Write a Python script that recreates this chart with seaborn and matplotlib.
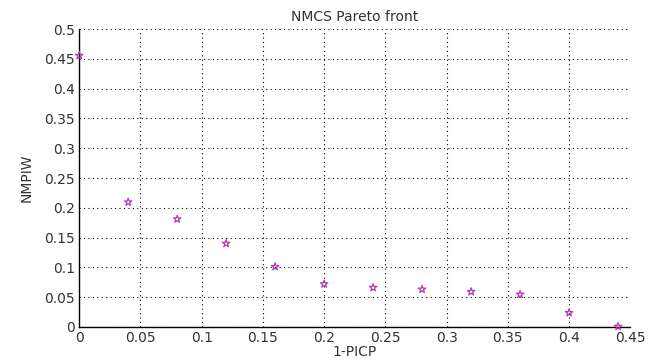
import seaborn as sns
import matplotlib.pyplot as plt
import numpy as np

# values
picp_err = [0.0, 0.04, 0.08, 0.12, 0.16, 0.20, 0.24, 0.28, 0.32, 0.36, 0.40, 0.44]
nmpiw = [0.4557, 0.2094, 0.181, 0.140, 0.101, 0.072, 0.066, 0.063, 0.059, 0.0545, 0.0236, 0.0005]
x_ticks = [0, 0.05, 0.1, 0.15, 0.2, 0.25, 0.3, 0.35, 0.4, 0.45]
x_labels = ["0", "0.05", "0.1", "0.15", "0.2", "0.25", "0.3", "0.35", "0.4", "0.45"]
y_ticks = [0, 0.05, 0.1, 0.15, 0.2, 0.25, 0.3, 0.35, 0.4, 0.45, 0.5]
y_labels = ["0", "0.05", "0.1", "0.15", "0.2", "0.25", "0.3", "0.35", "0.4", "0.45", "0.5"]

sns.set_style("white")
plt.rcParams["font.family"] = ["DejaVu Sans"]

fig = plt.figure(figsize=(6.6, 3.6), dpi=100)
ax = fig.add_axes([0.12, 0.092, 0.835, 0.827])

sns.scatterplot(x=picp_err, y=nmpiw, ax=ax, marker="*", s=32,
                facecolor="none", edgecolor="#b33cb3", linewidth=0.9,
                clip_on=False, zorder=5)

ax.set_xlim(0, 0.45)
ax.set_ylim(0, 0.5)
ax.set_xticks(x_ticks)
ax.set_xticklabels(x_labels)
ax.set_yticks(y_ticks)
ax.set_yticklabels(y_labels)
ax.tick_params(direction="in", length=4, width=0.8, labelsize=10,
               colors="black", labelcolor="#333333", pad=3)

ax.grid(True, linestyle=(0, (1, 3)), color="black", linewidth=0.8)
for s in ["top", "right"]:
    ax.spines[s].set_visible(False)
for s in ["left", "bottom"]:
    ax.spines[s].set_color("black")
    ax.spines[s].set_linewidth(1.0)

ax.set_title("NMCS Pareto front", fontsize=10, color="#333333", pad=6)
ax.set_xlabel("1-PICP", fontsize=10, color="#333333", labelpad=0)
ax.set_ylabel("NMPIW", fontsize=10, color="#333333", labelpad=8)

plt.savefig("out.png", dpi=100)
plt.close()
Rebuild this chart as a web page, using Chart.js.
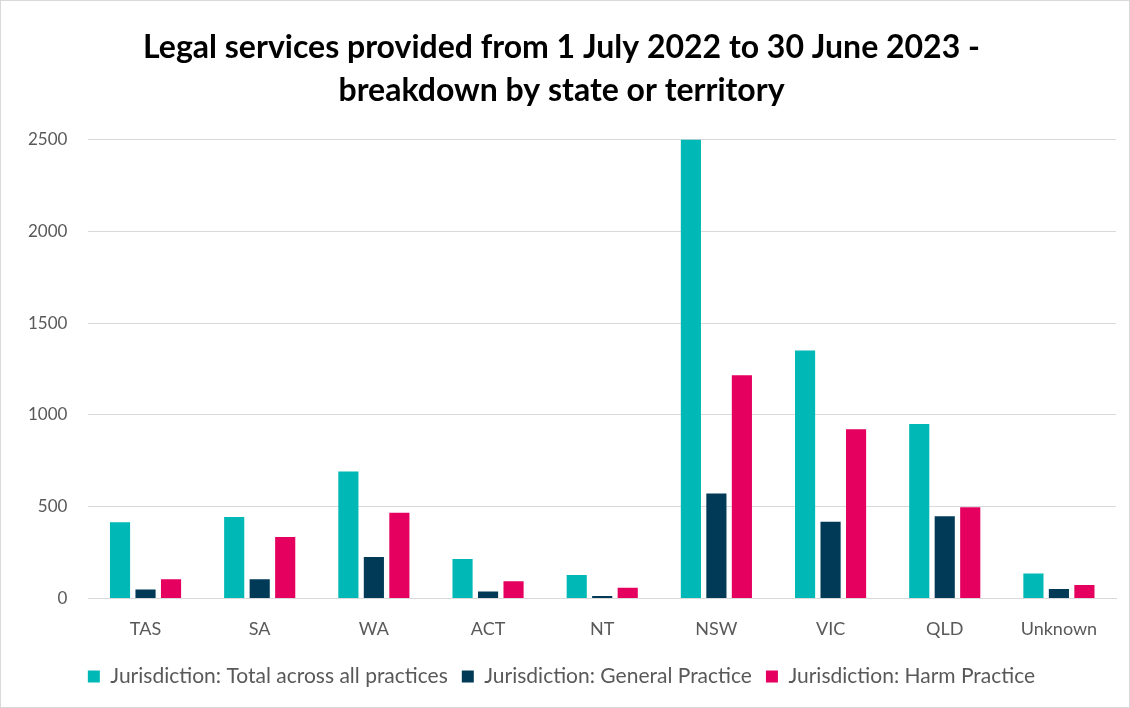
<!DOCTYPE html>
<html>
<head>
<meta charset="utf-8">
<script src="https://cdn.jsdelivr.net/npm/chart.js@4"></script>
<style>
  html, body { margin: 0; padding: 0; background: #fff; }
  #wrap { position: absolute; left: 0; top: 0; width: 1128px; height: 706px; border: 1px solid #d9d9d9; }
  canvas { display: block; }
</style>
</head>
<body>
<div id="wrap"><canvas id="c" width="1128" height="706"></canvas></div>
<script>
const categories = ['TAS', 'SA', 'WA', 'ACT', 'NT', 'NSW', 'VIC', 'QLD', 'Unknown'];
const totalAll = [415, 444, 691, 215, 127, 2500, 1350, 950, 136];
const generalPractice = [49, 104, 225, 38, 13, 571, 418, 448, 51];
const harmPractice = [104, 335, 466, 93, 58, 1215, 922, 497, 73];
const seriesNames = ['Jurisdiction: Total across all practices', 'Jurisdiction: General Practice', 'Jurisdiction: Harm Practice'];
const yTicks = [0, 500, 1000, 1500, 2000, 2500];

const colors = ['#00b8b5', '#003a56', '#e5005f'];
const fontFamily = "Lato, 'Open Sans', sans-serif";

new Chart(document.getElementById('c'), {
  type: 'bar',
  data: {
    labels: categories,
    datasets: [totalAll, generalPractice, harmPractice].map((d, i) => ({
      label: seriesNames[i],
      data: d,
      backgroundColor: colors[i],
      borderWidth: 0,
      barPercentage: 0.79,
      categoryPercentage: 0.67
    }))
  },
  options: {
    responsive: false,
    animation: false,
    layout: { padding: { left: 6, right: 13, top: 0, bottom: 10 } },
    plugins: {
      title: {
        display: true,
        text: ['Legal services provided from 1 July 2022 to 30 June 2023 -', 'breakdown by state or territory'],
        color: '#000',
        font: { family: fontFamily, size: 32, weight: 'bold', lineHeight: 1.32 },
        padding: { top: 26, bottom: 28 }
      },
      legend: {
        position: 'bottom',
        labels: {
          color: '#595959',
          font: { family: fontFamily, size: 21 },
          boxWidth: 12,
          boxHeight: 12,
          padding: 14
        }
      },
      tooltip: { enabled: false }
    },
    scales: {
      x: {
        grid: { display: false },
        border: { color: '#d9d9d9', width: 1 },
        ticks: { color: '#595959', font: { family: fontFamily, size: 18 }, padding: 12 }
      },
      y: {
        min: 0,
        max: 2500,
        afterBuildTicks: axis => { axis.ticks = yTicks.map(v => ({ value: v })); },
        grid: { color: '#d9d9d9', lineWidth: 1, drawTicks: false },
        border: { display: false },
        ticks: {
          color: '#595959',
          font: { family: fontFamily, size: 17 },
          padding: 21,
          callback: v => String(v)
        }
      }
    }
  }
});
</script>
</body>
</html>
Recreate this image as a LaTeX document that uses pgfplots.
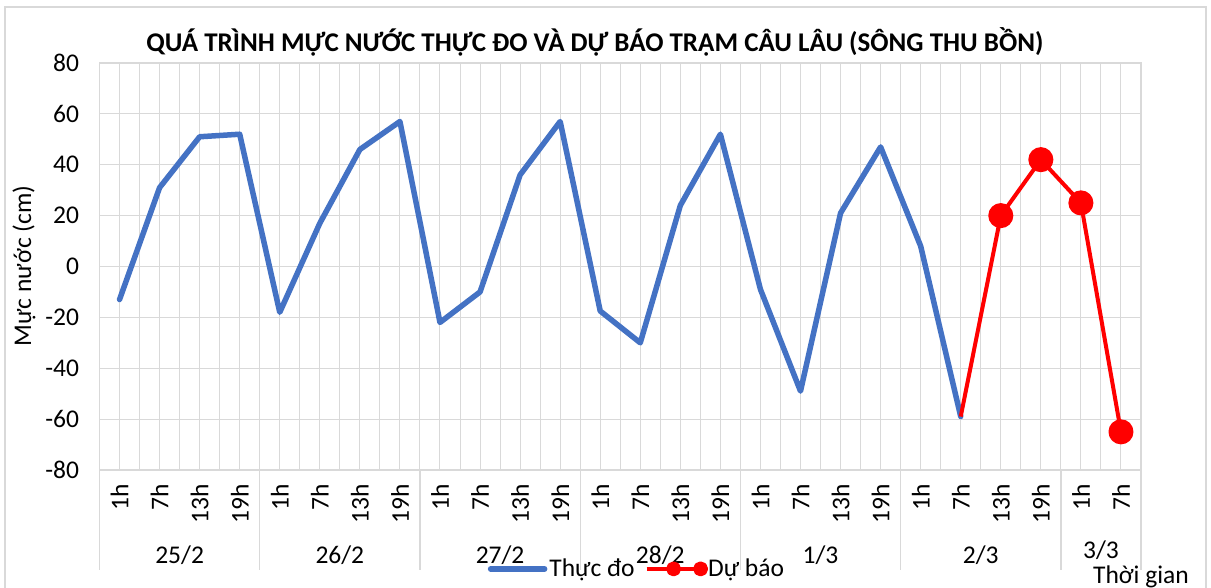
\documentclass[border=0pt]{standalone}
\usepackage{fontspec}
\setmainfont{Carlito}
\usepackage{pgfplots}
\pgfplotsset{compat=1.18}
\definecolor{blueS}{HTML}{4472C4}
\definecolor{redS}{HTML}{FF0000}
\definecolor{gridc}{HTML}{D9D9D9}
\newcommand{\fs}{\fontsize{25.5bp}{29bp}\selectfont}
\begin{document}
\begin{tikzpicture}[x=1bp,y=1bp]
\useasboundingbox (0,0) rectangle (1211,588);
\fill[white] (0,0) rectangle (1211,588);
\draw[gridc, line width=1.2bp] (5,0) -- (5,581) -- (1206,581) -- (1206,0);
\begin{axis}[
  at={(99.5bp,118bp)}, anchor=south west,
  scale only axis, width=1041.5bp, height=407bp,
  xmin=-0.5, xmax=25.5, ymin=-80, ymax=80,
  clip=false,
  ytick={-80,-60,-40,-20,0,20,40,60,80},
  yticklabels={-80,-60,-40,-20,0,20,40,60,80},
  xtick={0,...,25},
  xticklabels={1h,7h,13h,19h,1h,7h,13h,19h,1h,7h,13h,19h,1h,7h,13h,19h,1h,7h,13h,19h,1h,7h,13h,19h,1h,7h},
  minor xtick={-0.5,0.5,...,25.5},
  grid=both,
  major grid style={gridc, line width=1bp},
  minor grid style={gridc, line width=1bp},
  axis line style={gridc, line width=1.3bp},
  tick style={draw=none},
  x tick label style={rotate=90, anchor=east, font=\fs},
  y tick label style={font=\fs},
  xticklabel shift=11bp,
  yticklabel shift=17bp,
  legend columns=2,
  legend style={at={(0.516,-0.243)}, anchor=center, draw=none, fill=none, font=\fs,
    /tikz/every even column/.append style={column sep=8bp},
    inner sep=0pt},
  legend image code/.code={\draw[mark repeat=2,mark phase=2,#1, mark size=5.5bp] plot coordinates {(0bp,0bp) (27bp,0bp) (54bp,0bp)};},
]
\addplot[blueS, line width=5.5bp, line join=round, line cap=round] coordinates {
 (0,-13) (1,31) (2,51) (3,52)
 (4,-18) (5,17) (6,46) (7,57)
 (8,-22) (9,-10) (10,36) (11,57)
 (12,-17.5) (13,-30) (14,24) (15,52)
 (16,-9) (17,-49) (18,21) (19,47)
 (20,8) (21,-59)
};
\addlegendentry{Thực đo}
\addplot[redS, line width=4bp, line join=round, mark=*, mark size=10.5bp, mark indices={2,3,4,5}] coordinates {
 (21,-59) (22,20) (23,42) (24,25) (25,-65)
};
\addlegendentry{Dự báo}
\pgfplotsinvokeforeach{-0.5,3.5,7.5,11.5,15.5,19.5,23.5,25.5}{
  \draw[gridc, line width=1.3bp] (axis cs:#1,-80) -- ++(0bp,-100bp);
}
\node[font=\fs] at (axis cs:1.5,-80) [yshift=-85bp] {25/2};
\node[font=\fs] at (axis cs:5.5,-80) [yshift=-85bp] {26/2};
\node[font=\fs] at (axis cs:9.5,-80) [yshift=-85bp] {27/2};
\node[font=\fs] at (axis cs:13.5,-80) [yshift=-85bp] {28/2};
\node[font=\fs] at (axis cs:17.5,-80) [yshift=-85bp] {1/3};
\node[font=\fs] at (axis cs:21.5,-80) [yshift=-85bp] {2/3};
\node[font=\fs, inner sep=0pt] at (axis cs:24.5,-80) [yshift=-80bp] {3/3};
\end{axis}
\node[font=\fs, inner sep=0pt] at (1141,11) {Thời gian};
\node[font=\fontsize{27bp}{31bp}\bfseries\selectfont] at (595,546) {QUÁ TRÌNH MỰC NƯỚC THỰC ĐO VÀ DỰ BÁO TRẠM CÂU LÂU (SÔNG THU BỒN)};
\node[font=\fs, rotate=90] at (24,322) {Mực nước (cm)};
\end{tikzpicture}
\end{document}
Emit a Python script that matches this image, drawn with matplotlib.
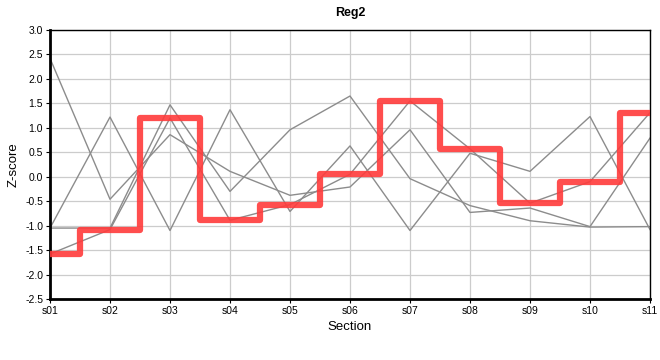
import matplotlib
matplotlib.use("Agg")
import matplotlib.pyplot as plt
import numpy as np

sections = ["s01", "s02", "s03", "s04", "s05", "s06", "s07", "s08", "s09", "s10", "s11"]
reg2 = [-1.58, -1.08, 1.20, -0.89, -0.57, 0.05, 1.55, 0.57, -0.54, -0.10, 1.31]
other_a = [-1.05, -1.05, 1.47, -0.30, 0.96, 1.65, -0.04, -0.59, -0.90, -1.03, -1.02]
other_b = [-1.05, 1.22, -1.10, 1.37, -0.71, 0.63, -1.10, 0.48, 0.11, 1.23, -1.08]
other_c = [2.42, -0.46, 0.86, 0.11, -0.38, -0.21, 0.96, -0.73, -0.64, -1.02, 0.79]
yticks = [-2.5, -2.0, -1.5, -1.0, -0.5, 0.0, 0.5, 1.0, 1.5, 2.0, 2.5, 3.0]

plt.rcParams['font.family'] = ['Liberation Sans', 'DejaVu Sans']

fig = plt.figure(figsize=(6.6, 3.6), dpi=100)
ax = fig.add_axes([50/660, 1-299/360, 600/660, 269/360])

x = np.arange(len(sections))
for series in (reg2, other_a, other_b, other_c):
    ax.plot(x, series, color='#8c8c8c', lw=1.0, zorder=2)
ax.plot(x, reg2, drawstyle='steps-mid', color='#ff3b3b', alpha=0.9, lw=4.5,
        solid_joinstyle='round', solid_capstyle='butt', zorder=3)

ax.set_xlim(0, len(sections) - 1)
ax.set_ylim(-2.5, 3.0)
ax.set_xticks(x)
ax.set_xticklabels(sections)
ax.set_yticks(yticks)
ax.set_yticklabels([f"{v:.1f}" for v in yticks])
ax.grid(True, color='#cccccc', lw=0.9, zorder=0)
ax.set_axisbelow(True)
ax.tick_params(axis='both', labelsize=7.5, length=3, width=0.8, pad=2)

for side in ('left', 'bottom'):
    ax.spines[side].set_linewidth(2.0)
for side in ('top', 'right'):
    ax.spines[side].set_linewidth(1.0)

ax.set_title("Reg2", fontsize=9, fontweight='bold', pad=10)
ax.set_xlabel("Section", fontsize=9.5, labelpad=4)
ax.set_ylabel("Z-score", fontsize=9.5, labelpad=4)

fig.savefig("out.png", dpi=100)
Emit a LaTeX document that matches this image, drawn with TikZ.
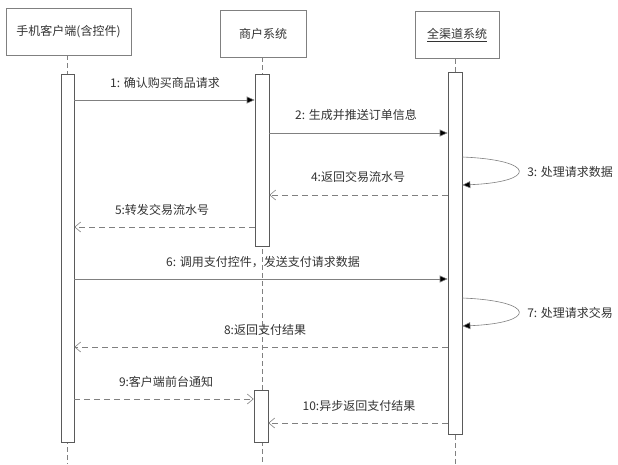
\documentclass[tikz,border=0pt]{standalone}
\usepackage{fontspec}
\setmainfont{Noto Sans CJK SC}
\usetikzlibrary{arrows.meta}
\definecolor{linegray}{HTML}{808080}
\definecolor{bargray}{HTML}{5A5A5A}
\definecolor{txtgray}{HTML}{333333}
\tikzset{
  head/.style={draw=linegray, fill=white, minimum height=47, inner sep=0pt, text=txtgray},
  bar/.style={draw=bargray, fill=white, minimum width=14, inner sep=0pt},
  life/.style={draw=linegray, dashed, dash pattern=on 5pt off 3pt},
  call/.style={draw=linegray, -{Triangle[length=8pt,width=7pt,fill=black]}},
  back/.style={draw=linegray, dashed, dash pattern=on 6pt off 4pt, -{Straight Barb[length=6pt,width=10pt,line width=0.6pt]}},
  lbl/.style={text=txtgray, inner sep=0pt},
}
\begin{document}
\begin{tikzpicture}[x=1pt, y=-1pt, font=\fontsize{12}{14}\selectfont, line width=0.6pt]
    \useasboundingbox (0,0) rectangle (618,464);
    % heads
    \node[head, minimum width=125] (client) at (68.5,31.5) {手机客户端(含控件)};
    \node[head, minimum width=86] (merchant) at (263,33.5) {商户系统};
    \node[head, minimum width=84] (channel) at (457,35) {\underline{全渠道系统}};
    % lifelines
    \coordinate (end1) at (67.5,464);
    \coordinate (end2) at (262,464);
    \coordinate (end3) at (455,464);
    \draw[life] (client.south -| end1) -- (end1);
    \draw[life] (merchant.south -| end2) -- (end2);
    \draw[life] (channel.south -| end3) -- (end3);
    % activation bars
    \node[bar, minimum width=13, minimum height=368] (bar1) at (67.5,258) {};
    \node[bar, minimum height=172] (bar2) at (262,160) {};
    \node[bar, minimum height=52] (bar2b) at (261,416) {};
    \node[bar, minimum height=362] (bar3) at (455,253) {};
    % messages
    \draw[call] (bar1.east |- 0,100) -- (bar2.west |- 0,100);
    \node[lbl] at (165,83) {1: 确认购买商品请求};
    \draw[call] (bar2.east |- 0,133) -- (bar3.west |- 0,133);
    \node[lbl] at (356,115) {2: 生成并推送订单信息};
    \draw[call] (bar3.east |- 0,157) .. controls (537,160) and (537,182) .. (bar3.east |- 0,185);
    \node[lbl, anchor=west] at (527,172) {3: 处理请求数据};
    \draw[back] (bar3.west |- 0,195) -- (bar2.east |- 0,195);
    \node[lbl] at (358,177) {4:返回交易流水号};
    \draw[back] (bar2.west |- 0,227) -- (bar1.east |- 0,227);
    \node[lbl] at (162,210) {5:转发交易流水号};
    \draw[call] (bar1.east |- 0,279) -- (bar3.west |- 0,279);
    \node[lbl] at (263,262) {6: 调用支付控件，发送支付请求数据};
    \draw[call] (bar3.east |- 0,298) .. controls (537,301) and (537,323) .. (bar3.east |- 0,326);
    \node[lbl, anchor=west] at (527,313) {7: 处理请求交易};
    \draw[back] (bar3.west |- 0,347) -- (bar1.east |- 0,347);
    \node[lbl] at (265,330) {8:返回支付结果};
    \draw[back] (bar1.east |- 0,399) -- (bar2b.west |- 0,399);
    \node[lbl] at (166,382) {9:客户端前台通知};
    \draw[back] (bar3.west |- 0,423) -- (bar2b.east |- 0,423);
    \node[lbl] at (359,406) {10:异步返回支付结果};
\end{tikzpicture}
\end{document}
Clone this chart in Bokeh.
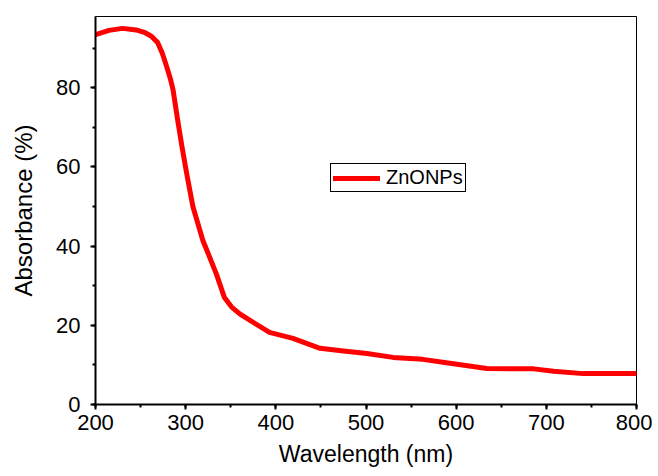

* * *

What this task involves
Report only how many lines of the listing hold the word "Python".

The response
2